Copy the listing below in full and skip every picture.
[Begin DATA PROVIDED]
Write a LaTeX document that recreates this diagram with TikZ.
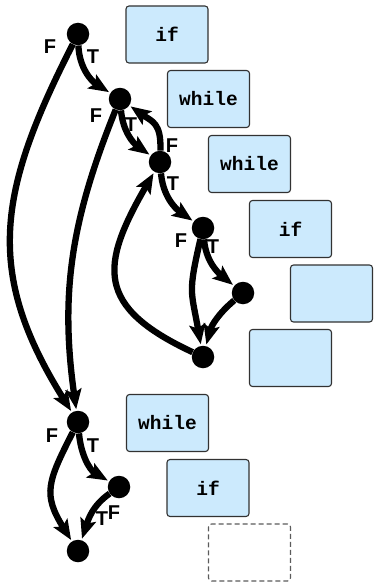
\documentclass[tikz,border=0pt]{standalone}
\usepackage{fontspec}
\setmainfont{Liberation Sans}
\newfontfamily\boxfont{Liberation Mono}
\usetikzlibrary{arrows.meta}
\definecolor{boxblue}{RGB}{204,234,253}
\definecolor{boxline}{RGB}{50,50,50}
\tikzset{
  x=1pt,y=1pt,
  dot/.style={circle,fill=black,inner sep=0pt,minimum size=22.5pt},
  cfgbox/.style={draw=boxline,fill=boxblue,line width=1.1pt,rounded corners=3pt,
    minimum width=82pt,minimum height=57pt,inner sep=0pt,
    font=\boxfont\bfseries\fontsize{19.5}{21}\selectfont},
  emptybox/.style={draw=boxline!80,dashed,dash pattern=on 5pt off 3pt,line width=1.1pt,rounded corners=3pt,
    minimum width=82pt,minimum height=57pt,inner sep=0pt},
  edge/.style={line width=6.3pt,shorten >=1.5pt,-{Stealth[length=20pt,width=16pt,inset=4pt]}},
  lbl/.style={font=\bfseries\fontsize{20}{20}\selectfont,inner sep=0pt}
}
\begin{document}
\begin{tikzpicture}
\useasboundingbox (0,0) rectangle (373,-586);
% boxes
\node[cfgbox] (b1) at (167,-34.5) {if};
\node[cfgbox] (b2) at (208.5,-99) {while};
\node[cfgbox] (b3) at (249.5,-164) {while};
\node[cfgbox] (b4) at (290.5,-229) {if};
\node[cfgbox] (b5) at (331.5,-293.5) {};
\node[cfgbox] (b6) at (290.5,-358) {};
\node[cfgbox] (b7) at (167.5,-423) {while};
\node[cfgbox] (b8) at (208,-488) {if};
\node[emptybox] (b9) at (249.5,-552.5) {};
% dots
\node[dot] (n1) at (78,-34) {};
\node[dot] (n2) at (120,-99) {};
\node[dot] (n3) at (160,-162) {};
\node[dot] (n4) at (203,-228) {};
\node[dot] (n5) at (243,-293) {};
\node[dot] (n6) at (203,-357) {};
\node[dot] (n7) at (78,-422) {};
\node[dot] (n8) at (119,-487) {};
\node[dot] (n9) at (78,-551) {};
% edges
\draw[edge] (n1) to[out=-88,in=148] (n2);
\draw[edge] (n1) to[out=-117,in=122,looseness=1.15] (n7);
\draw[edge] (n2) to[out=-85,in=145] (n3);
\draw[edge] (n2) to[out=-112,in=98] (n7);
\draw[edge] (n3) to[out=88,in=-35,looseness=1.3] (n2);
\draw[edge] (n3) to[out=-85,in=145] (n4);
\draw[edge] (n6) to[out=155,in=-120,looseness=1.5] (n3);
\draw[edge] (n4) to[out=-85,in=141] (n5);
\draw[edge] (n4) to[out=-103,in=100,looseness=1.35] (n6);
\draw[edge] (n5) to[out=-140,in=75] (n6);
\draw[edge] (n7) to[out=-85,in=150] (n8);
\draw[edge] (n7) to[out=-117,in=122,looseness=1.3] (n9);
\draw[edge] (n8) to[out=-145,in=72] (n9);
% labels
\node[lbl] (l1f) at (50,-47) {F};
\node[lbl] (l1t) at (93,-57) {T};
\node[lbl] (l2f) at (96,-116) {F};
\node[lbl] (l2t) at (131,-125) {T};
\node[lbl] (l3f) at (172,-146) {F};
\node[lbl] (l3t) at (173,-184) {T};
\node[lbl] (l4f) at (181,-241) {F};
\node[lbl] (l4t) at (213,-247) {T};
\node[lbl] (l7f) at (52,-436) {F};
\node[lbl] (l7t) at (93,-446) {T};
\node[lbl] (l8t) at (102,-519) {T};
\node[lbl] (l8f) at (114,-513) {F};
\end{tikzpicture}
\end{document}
[End DATA PROVIDED]
== IN RESPONSE ==
Write a LaTeX document that recreates this diagram with TikZ.
\documentclass[tikz,border=0pt]{standalone}
\usepackage{fontspec}
\setmainfont{Liberation Sans}
\newfontfamily\boxfont{Liberation Mono}
\usetikzlibrary{arrows.meta}
\definecolor{boxblue}{RGB}{204,234,253}
\definecolor{boxline}{RGB}{50,50,50}
\tikzset{
  x=1pt,y=1pt,
  dot/.style={circle,fill=black,inner sep=0pt,minimum size=22.5pt},
  cfgbox/.style={draw=boxline,fill=boxblue,line width=1.1pt,rounded corners=3pt,
    minimum width=82pt,minimum height=57pt,inner sep=0pt,
    font=\boxfont\bfseries\fontsize{19.5}{21}\selectfont},
  emptybox/.style={draw=boxline!80,dashed,dash pattern=on 5pt off 3pt,line width=1.1pt,rounded corners=3pt,
    minimum width=82pt,minimum height=57pt,inner sep=0pt},
  edge/.style={line width=6.3pt,shorten >=1.5pt,-{Stealth[length=20pt,width=16pt,inset=4pt]}},
  lbl/.style={font=\bfseries\fontsize{20}{20}\selectfont,inner sep=0pt}
}
\begin{document}
\begin{tikzpicture}
\useasboundingbox (0,0) rectangle (373,-586);
% boxes
\node[cfgbox] (b1) at (167,-34.5) {if};
\node[cfgbox] (b2) at (208.5,-99) {while};
\node[cfgbox] (b3) at (249.5,-164) {while};
\node[cfgbox] (b4) at (290.5,-229) {if};
\node[cfgbox] (b5) at (331.5,-293.5) {};
\node[cfgbox] (b6) at (290.5,-358) {};
\node[cfgbox] (b7) at (167.5,-423) {while};
\node[cfgbox] (b8) at (208,-488) {if};
\node[emptybox] (b9) at (249.5,-552.5) {};
% dots
\node[dot] (n1) at (78,-34) {};
\node[dot] (n2) at (120,-99) {};
\node[dot] (n3) at (160,-162) {};
\node[dot] (n4) at (203,-228) {};
\node[dot] (n5) at (243,-293) {};
\node[dot] (n6) at (203,-357) {};
\node[dot] (n7) at (78,-422) {};
\node[dot] (n8) at (119,-487) {};
\node[dot] (n9) at (78,-551) {};
% edges
\draw[edge] (n1) to[out=-88,in=148] (n2);
\draw[edge] (n1) to[out=-117,in=122,looseness=1.15] (n7);
\draw[edge] (n2) to[out=-85,in=145] (n3);
\draw[edge] (n2) to[out=-112,in=98] (n7);
\draw[edge] (n3) to[out=88,in=-35,looseness=1.3] (n2);
\draw[edge] (n3) to[out=-85,in=145] (n4);
\draw[edge] (n6) to[out=155,in=-120,looseness=1.5] (n3);
\draw[edge] (n4) to[out=-85,in=141] (n5);
\draw[edge] (n4) to[out=-103,in=100,looseness=1.35] (n6);
\draw[edge] (n5) to[out=-140,in=75] (n6);
\draw[edge] (n7) to[out=-85,in=150] (n8);
\draw[edge] (n7) to[out=-117,in=122,looseness=1.3] (n9);
\draw[edge] (n8) to[out=-145,in=72] (n9);
% labels
\node[lbl] (l1f) at (50,-47) {F};
\node[lbl] (l1t) at (93,-57) {T};
\node[lbl] (l2f) at (96,-116) {F};
\node[lbl] (l2t) at (131,-125) {T};
\node[lbl] (l3f) at (172,-146) {F};
\node[lbl] (l3t) at (173,-184) {T};
\node[lbl] (l4f) at (181,-241) {F};
\node[lbl] (l4t) at (213,-247) {T};
\node[lbl] (l7f) at (52,-436) {F};
\node[lbl] (l7t) at (93,-446) {T};
\node[lbl] (l8t) at (102,-519) {T};
\node[lbl] (l8f) at (114,-513) {F};
\end{tikzpicture}
\end{document}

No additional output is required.